What's making this cost-of-living and housing crisis worse is deliberate misinformation, which confuses and cons the public. Of course, population growth and, therefore, immigration plays a role in domestic demand for housing. But, seriously, it's not even close to being the cause of the problem. It's just a convenient distraction. Migrant workers also play a crucial role in the health of our economy. Both big and small businesses depend on migration for labour, and so does our service economy, which underpins our nation's standard of living. Of course, history shows that our nation was built by migration, and we are much richer culturally and economically because of it. How did we drift so far off course?
One Nation's political fortunes, surging on the back of this new, anti-immigration culture war, might suggest that they have tapped into a deep discontent in the electorate, but we need to look deeper than their tired old tropes suddenly finding support amongst disillusioned Australians. Third-party political attack groups like Advance, backed by big money, have helped shift public opinion and enable this. Yesterday's Australian Electoral Commission disclosures show that Gina Rinehart's company, Hancock Prospecting, has been a big donor to this massive misinformation machine.

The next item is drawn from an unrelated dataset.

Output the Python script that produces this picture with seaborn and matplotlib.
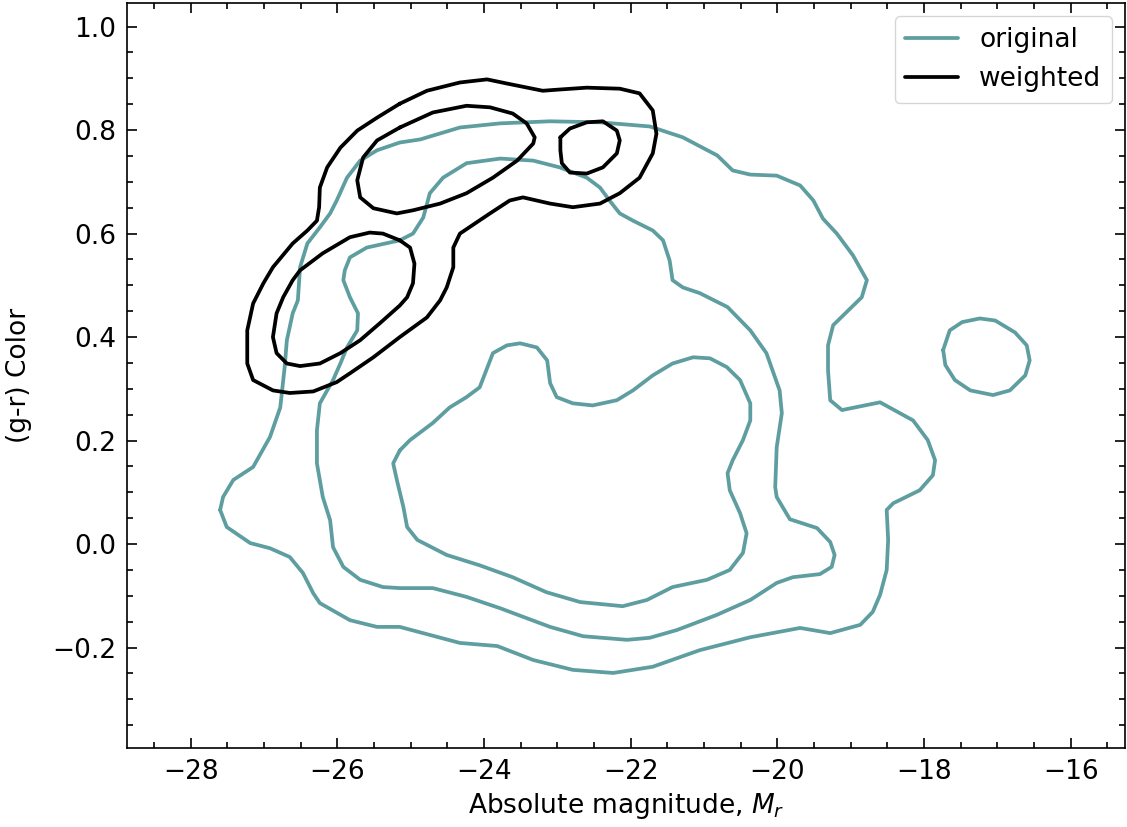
import matplotlib
matplotlib.use("Agg")
import matplotlib.pyplot as plt
from matplotlib.ticker import MultipleLocator
import pandas as pd
import seaborn as sns

# ---------------- data (contour lines, data units) ----------------
# "original" sample, outer density level
orig_outer_x = [-27.60, -27.56, -27.42, -27.15, -26.92, -26.78, -26.72, -26.69, -26.61, -26.54,
                -26.51, -26.41, -26.24, -26.10, -26.01, -25.87, -25.69, -25.46, -25.15, -24.87,
                -24.33, -23.78, -23.10, -22.42, -21.74, -21.29, -20.82, -20.61, -20.37, -20.01,
                -19.69, -19.51, -19.38, -19.19, -18.97, -18.78, -18.85, -19.24, -19.31, -19.31,
                -19.28, -19.12, -18.60, -18.15, -17.95, -17.85, -17.88, -18.06, -18.42, -18.51,
                -18.49, -18.51, -18.60, -18.70, -18.87, -19.28, -19.69, -20.37, -21.06, -21.70,
                -22.24, -22.79, -23.33, -23.82, -24.33, -25.15, -25.46, -25.83, -26.24, -26.33,
                -26.47, -26.65, -26.92, -27.19, -27.51]
orig_outer_y = [0.066, 0.091, 0.124, 0.149, 0.207, 0.264, 0.342, 0.394, 0.446, 0.471,
                0.535, 0.581, 0.612, 0.639, 0.664, 0.708, 0.741, 0.761, 0.776, 0.782,
                0.805, 0.813, 0.817, 0.815, 0.807, 0.786, 0.751, 0.722, 0.714, 0.712,
                0.693, 0.664, 0.629, 0.600, 0.558, 0.510, 0.477, 0.423, 0.384, 0.336,
                0.278, 0.259, 0.274, 0.239, 0.201, 0.162, 0.133, 0.104, 0.079, 0.066,
                0.008, -0.050, -0.098, -0.131, -0.156, -0.172, -0.162, -0.180, -0.205, -0.237,
                -0.249, -0.243, -0.224, -0.197, -0.191, -0.160, -0.160, -0.147, -0.114, -0.095,
                -0.056, -0.025, -0.008, 0.002, 0.033]

# "original", middle level
orig_mid_x = [-25.15, -25.60, -25.83, -25.90, -25.92, -25.83, -25.72, -25.73, -25.87, -25.96,
              -26.06, -26.24, -26.28, -26.28, -26.20, -26.10, -26.06, -25.92, -25.69, -25.38,
              -25.15, -24.70, -24.24, -23.78, -23.10, -22.65, -22.05, -21.74, -21.37, -20.83,
              -20.37, -20.01, -19.79, -19.42, -19.26, -19.22, -19.28, -19.46, -19.83, -20.01,
              -20.03, -20.01, -19.94, -19.97, -20.15, -20.37, -20.68, -21.06, -21.29, -21.43,
              -21.47, -21.56, -21.70, -21.97, -22.15, -22.29, -22.42, -22.60, -22.97, -23.33,
              -23.78, -24.24, -24.56, -24.74, -24.83, -24.97]
orig_mid_y = [0.587, 0.573, 0.554, 0.529, 0.510, 0.477, 0.446, 0.413, 0.380, 0.349,
              0.317, 0.272, 0.220, 0.156, 0.091, 0.046, -0.006, -0.044, -0.069, -0.083,
              -0.085, -0.085, -0.102, -0.124, -0.160, -0.178, -0.185, -0.181, -0.166, -0.137,
              -0.108, -0.075, -0.064, -0.058, -0.044, -0.021, 0.004, 0.031, 0.048, 0.091,
              0.110, 0.187, 0.253, 0.297, 0.369, 0.413, 0.458, 0.485, 0.496, 0.510,
              0.548, 0.587, 0.606, 0.625, 0.639, 0.664, 0.689, 0.708, 0.728, 0.741,
              0.745, 0.736, 0.708, 0.678, 0.631, 0.600]

# "original", inner level
orig_inner_x = [-25.15, -25.01, -24.70, -24.47, -24.24, -24.06, -23.97, -23.88, -23.69, -23.51,
                -23.28, -23.14, -23.10, -23.01, -22.79, -22.52, -22.19, -21.97, -21.70, -21.43,
                -21.15, -20.92, -20.69, -20.51, -20.37, -20.37, -20.47, -20.61, -20.68, -20.65,
                -20.51, -20.42, -20.47, -20.65, -20.96, -21.43, -21.78, -22.11, -22.69, -23.15,
                -23.61, -24.06, -24.51, -24.91, -25.05, -25.10, -25.19, -25.24]
orig_inner_y = [0.181, 0.201, 0.234, 0.264, 0.284, 0.303, 0.336, 0.369, 0.384, 0.388,
                0.380, 0.355, 0.311, 0.284, 0.272, 0.268, 0.278, 0.297, 0.326, 0.349,
                0.361, 0.359, 0.342, 0.317, 0.272, 0.239, 0.201, 0.162, 0.137, 0.104,
                0.060, 0.021, -0.017, -0.050, -0.069, -0.083, -0.108, -0.120, -0.112, -0.093,
                -0.064, -0.041, -0.021, 0.008, 0.033, 0.071, 0.124, 0.156]

# "original", isolated faint island
orig_island_x = [-17.74, -17.65, -17.48, -17.24, -17.03, -16.76, -16.60, -16.56, -16.62, -16.83,
                 -17.06, -17.37, -17.58, -17.71]
orig_island_y = [0.375, 0.413, 0.429, 0.436, 0.432, 0.409, 0.384, 0.355, 0.326, 0.297,
                 0.288, 0.297, 0.317, 0.346]

# "weighted" sample, outer level
wt_outer_x = [-25.15, -24.78, -24.33, -23.96, -23.69, -23.20, -23.01, -22.60, -22.15, -21.88,
              -21.70, -21.65, -21.70, -21.88, -22.15, -22.42, -22.79, -23.10, -23.47, -23.65,
              -23.92, -24.33, -24.42, -24.42, -24.51, -24.60, -24.78, -25.15, -25.51, -25.83,
              -26.01, -26.33, -26.65, -26.88, -27.15, -27.23, -27.23, -27.15, -27.01, -26.88,
              -26.61, -26.41, -26.28, -26.25, -26.24, -26.14, -25.96, -25.73, -25.46]
wt_outer_y = [0.851, 0.876, 0.892, 0.898, 0.890, 0.876, 0.878, 0.882, 0.880, 0.871,
              0.838, 0.793, 0.755, 0.708, 0.678, 0.658, 0.651, 0.658, 0.670, 0.664,
              0.639, 0.600, 0.573, 0.535, 0.496, 0.471, 0.438, 0.400, 0.361, 0.330,
              0.313, 0.295, 0.292, 0.297, 0.317, 0.349, 0.413, 0.465, 0.504, 0.535,
              0.581, 0.606, 0.625, 0.651, 0.689, 0.728, 0.766, 0.799, 0.824]

# "weighted", inner level: three separate peaks
wt_peak1_x = [-25.15, -24.70, -24.24, -23.92, -23.61, -23.42, -23.31, -23.33, -23.55, -23.88,
              -24.24, -24.60, -24.97, -25.19, -25.51, -25.69, -25.73, -25.65, -25.46]
wt_peak1_y = [0.805, 0.834, 0.847, 0.844, 0.832, 0.813, 0.786, 0.774, 0.741, 0.708,
              0.678, 0.658, 0.645, 0.639, 0.649, 0.670, 0.703, 0.747, 0.780]

wt_peak2_x = [-22.96, -22.83, -22.60, -22.38, -22.19, -22.15, -22.19, -22.38, -22.60, -22.83,
              -22.94, -22.96]
wt_peak2_y = [0.786, 0.803, 0.815, 0.817, 0.799, 0.780, 0.755, 0.728, 0.716, 0.718,
              0.736, 0.761]

wt_peak3_x = [-25.15, -25.01, -24.95, -24.97, -25.05, -25.15, -25.42, -25.69, -25.96, -26.24,
              -26.51, -26.69, -26.83, -26.88, -26.83, -26.74, -26.61, -26.51, -26.20, -25.83,
              -25.56, -25.38]
wt_peak3_y = [0.587, 0.573, 0.542, 0.504, 0.477, 0.461, 0.427, 0.394, 0.369, 0.349,
              0.344, 0.349, 0.369, 0.400, 0.446, 0.477, 0.510, 0.529, 0.562, 0.593,
              0.602, 0.600]

series_labels = ["original", "weighted"]
xlabel_text = r"Absolute magnitude, $M_r$"
ylabel_text = "(g-r) Color"

# ---------------- style ----------------
TEAL = "#5F9EA0"
BLACK = "#000000"
FS = 19

sns.set_style("ticks")
plt.rcParams["font.family"] = ["DejaVu Sans"]
plt.rcParams["mathtext.fontset"] = "dejavusans"
for key in ["text.color", "axes.labelcolor", "xtick.color", "ytick.color", "axes.edgecolor"]:
    plt.rcParams[key] = "black"

fig = plt.figure(figsize=(11.27, 8.27), dpi=100)
ax = fig.add_axes([127 / 1127, 1 - 748 / 827, 998 / 1127, 744.7 / 827])


def draw_contour(xs, ys, color, label=None):
    xs = list(xs) + [xs[0]]
    ys = list(ys) + [ys[0]]
    df = pd.DataFrame({"x": xs, "y": ys})
    sns.lineplot(data=df, x="x", y="y", sort=False, estimator=None, color=color,
                 lw=2.7, ax=ax, label=label, legend=False,
                 solid_joinstyle="round", solid_capstyle="round")


draw_contour(orig_outer_x, orig_outer_y, TEAL, series_labels[0])
draw_contour(orig_mid_x, orig_mid_y, TEAL)
draw_contour(orig_inner_x, orig_inner_y, TEAL)
draw_contour(orig_island_x, orig_island_y, TEAL)
draw_contour(wt_outer_x, wt_outer_y, BLACK, series_labels[1])
draw_contour(wt_peak1_x, wt_peak1_y, BLACK)
draw_contour(wt_peak2_x, wt_peak2_y, BLACK)
draw_contour(wt_peak3_x, wt_peak3_y, BLACK)

ax.set_xlim(-28.87, -15.26)
ax.set_ylim(-0.394, 1.045)
ax.xaxis.set_major_locator(MultipleLocator(2))
ax.xaxis.set_minor_locator(MultipleLocator(0.5))
ax.yaxis.set_major_locator(MultipleLocator(0.2))
ax.yaxis.set_minor_locator(MultipleLocator(0.05))
ax.tick_params(which="both", direction="in", top=True, right=True, width=1.2,
               labelsize=FS, pad=8, color="black", labelcolor="black")
ax.tick_params(which="major", length=7.5)
ax.tick_params(which="minor", length=4.5)
for s in ax.spines.values():
    s.set_linewidth(1.2)
    s.set_color("black")

ax.set_xlabel(xlabel_text, fontsize=FS, labelpad=4, color="black")
ax.set_ylabel(ylabel_text, fontsize=FS, labelpad=14, color="black")

handles, labels = ax.get_legend_handles_labels()
leg = ax.legend(handles, labels, loc="upper right", fontsize=FS, frameon=True,
                fancybox=True, edgecolor="0.8", framealpha=0.8)
for t in leg.get_texts():
    t.set_color("black")

fig.savefig("out.png", dpi=100)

Billionaires influencing our democracy is not new, but, right now, it has never been more salient to recognise this. Look at the unprecedented influence of billionaire donors on US politics, or look at the latest Epstein disclosures. Rob Harris reported yesterday, in the Sydney Morning Herald, on Steve Bannon, Trump's strategist, boasting he had persuaded another Australian billionaire, Clive Palmer, to spend $60 million on political ads—straight-up misinformation attacking Labor on climate change and Chinese influence in the lead-up to the 2019 election campaign. Apparently, according to Bannon, this was part of a plan to help disrupt global democracy. Mr Palmer has denied this, of course, but I don't believe him. Apart from the fact that a billionaire in Australia—or any billionaire, come to think of it—is spending tens of millions of dollars peddling misinformation on climate change to deliberately undermine policies, an action necessary to prevent climate collapse, makes me sick to the pit of my stomach, the important message is this: the superwealthy, the one per cent, want you to blame migrants, climate policy, Chinese influence or any other manufactured culture war for our economic and social woes so that you don't blame the likes of them.
Do you think their millions spent trying to influence democratic processes is about helping battlers? I don't think so. We don't know exactly what their agendas are, but we can hazard a pretty good guess. It's not about us; it's all about them. Pauline Hanson's One Nation party should take note.